Verdict: Gate-3 size does not block Lever #1 implementation (within both knees, now with a 5 MB/fold buffer), but §9 storage/compression should still be revisited given the 4–8× gap vs estimate, and the per-fold size re-checked on a wider sample during Gate 4.

Caveat — infra noise observed (not a regression, not our DAG)

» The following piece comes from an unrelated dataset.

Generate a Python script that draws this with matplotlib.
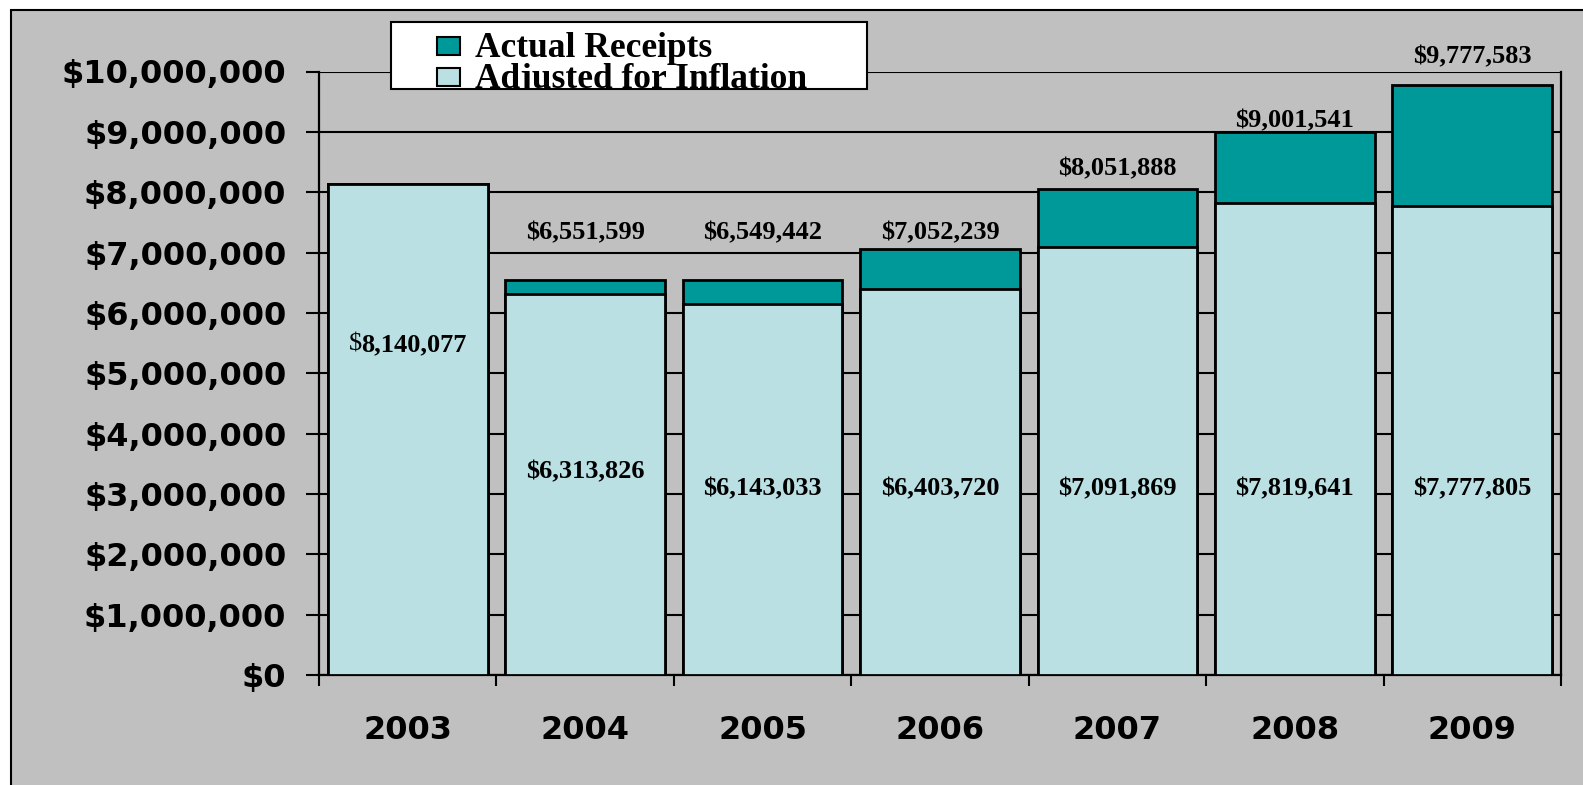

Two psycopg2.OperationalError tracebacks at 10:32:35 in process DagFileProcessor12001 (Airflow's DAG-file parser losing its connection to the metadata DB at 172.16.16.4:5432 — "server closed the connection unexpectedly"). This is a transient infra fault (scheduler ↔ Postgres reconnect), explicitly exempt from the no-crash rule, and separate from our chain task — AAVEUSDC completed GREEN with its clean verdict. No action required beyond noting it.

Net

  • #1080 fix proven on the real divergence case (AAVEUSDC): clean severity=error verdict, GREEN task, no traceback.
  • Gate-3 measured: ~21–24 MB/fold; knee raised 25 → 30 MB (5 MB/fold safety buffer) → Lever #1 unblocked on size with headroom; §9 compression still to revisit.
  • Lever #1 entry gates status: Gate 1 (value/reuse) = GO (Phase-0), Gate 3 (size) = PASS-with-caveat (this run). Gate 2 (drift-rate) still pending; Gate 4 is the in-cluster release gate.